Monday, February 2, 2009

Not Written By Santayana, But It Might As Well Have Been

I'm not that much of a Spider-Man fan by any means, and yet (assuming you haven't already) The Life of Reilly is required reading. Not just for being an incisive, blow-by-blow account of the Clone Saga, that high-water mark for comics than destroyed the credibility of the character all the way to 2001 (maybe) but for being a warning about trying to force regressive change on a character that has progressed past the point of being able to be rolled back to an earlier point without screwing up a lot of stuff.

Thrill as a well-intentioned Age of Apocalypse style self-contained event that would have pivoted the Spider-books in a new and interesting direction for a bit, then returned to normal (Despite what most writers in comics would have you beleive, as Stan Lee once said superhero comics don't peddle actual change so much as the illusion of it. As this is not strictly true, he will probably be sued for this) was perverted by pressure from the marketing department to milk the momentum the book had to death and pressure from various creative teams to go this way and that and you end up something that lasted far past its moment, full of so many changes in plans and direction that the end result near the end was a confusing mess.

But the main lesson to be gleaned is perhaps this--the plan with the Ben Reilly stuff was to create a status quo for Spider-Man in a way that he could be comfortably returned to a younger, unmarried status quo and therefore "be more identifiable to younger readers" (or, if you're a cynic, "Stay locked in the same status quo from 30 years ago that the people writing it remember and are therefore comfortable with.") and look at the goddamn mess.

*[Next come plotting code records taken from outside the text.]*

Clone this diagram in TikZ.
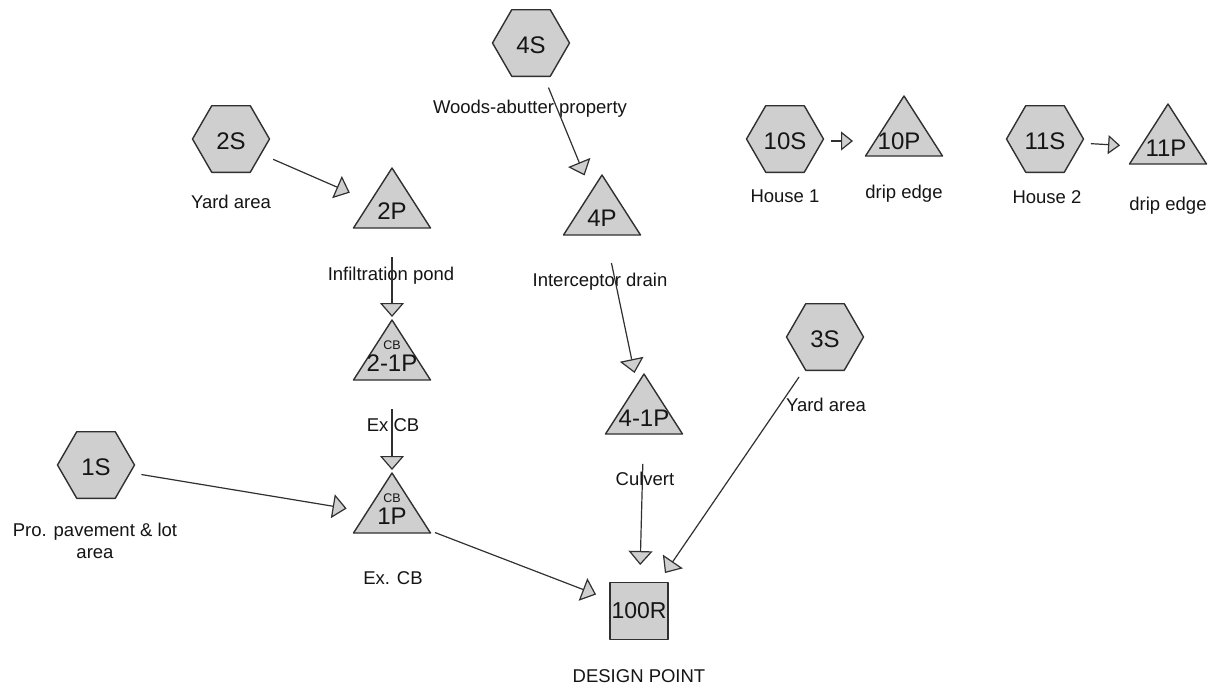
\documentclass[tikz,border=0pt]{standalone}
\usepackage{fontspec}
\setmainfont{Liberation Sans}
\usetikzlibrary{arrows.meta}
\definecolor{fillc}{HTML}{CFCFCF}
\definecolor{edgec}{HTML}{303030}
\definecolor{txtc}{HTML}{151515}
\tikzset{
  shapeline/.style={draw=edgec, fill=fillc, line width=1.4pt, line join=round},
  pics/hexa/.style={code={\path[shapeline] (-38.5,0)--(-19.25,-33.3)--(19.25,-33.3)--(38.5,0)--(19.25,33.3)--(-19.25,33.3)--cycle;}},
  pics/tria/.style={code={\path[shapeline] (0,-40)--(38.5,20)--(-38.5,20)--cycle;}},
  idlbl/.style={inner sep=0pt, text=txtc, font=\fontsize{24}{28}\selectfont},
  cblbl/.style={inner sep=0pt, text=txtc, font=\fontsize{12.5}{14}\selectfont},
  desc/.style={inner sep=0pt, anchor=base, text=txtc, font=\fontsize{18.5}{22}\selectfont},
  reach/.style={shapeline, minimum width=58pt, minimum height=57pt, inner sep=0pt, text=txtc, font=\fontsize{23}{26}\selectfont},
  link/.style={draw=edgec, line width=1.2pt, shorten <=46pt, shorten >=46pt,
    -{Triangle[length=14pt,width=24pt,fill=fillc,line width=1.2pt]}},
  smalllink/.style={link, -{Triangle[length=12pt,width=19pt,fill=fillc,line width=1.2pt]}},
}
\begin{document}
\begin{tikzpicture}[x=1pt,y=-1pt]
\useasboundingbox[fill=white] (0,0) rectangle (1212,689);

% subcatchments (hexagons)
\pic at (231,139) {hexa}; \node[idlbl] (n2S) at (231,141) {2S};
\pic at (531,43) {hexa};  \node[idlbl] (n4S) at (531,45) {4S};
\pic at (785,139) {hexa}; \node[idlbl] (n10S) at (785,141) {10S};
\pic at (1045,139) {hexa}; \node[idlbl] (n11S) at (1045,141) {11S};
\pic at (96,465) {hexa};  \node[idlbl] (n1S) at (96,467) {1S};
\pic at (825,337) {hexa}; \node[idlbl] (n3S) at (825,339) {3S};

% ponds (triangles)
\pic at (392,208) {tria}; \node[idlbl] (n2P) at (392,211) {2P};
\pic at (602,215) {tria}; \node[idlbl] (n4P) at (602,218) {4P};
\pic at (392,360) {tria}; \node[cblbl] (cb21) at (392,345) {CB};
  \node[idlbl] (n21P) at (392,363) {2-1P};
\pic at (644,414) {tria}; \node[idlbl] (n41P) at (644,418) {4-1P};
\pic at (392,513) {tria}; \node[cblbl] (cb1) at (392,498) {CB};
  \node[idlbl] (n1P) at (392,516) {1P};
\pic at (904,136) {tria}; \node[idlbl] (n10P) at (899,141) {10P};
\pic at (1168,144) {tria}; \node[idlbl] (n11P) at (1166,148) {11P};

% reach (square)
\node[reach] (n100R) at (639,611) {100R};

% descriptions
\node[desc] (d2S) at (231,208) {Yard area};
\node[desc] (d4S) at (530,113) {Woods-abutter property};
\node[desc] (d2P) at (391,280) {Infiltration pond};
\node[desc] (d4P) at (600,286) {Interceptor drain};
\node[desc] (d21P) at (393,431) {Ex CB};
\node[desc] (d41P) at (645,485) {Culvert};
\node[inner sep=0pt, text=txtc, align=center, font=\fontsize{18.5}{22}\selectfont] (d1S) at (95,540.5) {Pro. pavement \& lot\\area};
\node[desc] (d1P) at (393,584) {Ex. CB};
\node[desc] (d100R) at (639,682) {DESIGN POINT};
\node[desc] (d10S) at (785,202) {House 1};
\node[desc] (d10P) at (904,198) {drip edge};
\node[desc] (d11S) at (1047,203) {House 2};
\node[desc] (d11P) at (1168,210) {drip edge};
\node[desc] (d3S) at (826,411) {Yard area};

% links
\draw[link] (n2S.center) -- (n2P.center);
\draw[link] (n4S.center) -- (n4P.center);
\draw[link] (n4P.center) -- (n41P.center);
\draw[link] (n2P.center) -- (n21P.center);
\draw[link] (n21P.center) -- (n1P.center);
\draw[link] (n1S.center) -- (n1P.center);
\draw[link] (n1P.center) -- (n100R.center);
\draw[link] (n41P.center) -- (n100R.center);
\draw[link] (n3S.center) -- (n100R.center);
\draw[smalllink] (n10S.center) -- (n10P.center);
\draw[smalllink] (n11S.center) -- (n11P.center);
\end{tikzpicture}
\end{document}
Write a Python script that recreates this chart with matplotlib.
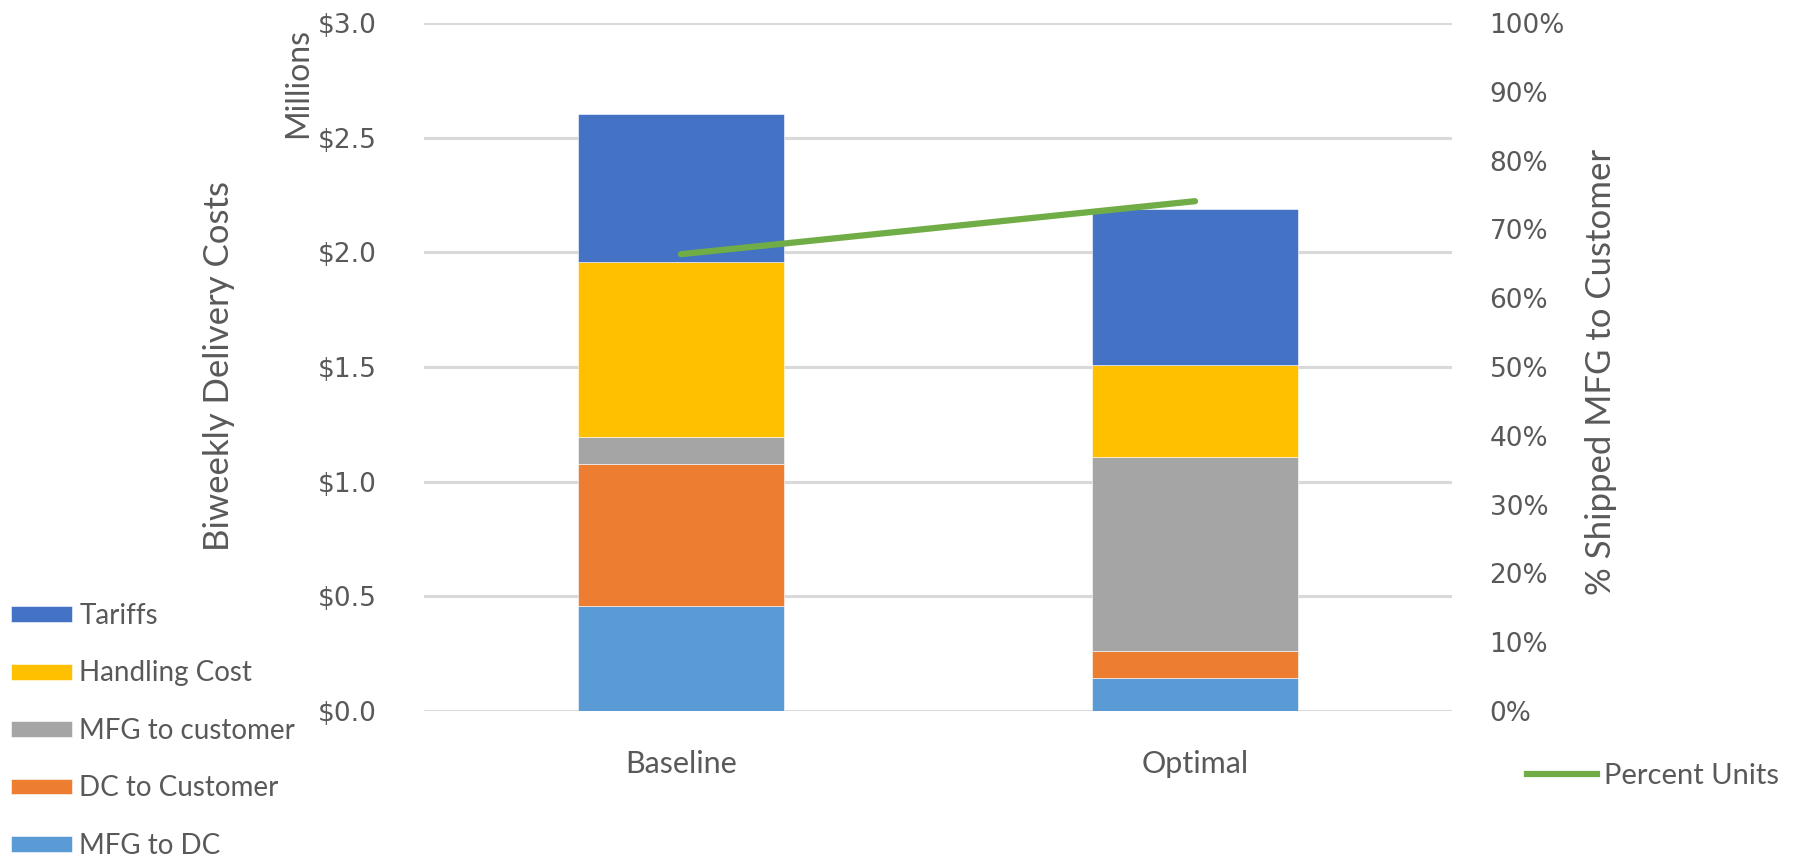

Boy, I sure am glad Marvel learned its lesson about undoing the marriage and the accumulated continuity associated with it and never again tried to roll back Spider-Man's continuity with some ridiculous plot justification that totally screwed everything up and made enjoying the potential "good stories" resulting from it because the road getting there was soobnoxiously ill-conceived.

Yeah, they'd never do that again, bad as the Clone Saga went down.

On a random personal note, the Ben Reilly suit (not the Scarlet Spider) one was actually some pretty sharp design work, I thought (at least compared to Quesada's Iron Spider suit)

That has nothing to do with anything--I just thought I'd mention it.

2 comments:

Diana Kingston-Gabai said...

Maintaining the non-sequitur, I actually liked the more urban torn-jogging-sweater look of the Scarlet Spider; much more practical and real-looking than tights.

Kazekage said...

I can't say it was a favourite look of mine (but it is for someone at Marvel, it made it into the Ultimate Alliance game) but it worked really well as an alternative to the basic Spider-Man look.

Nothing, in terms of crisp, clean design, beats the black suit, tho. The only redesign that's come close was the Batman Beyond suit.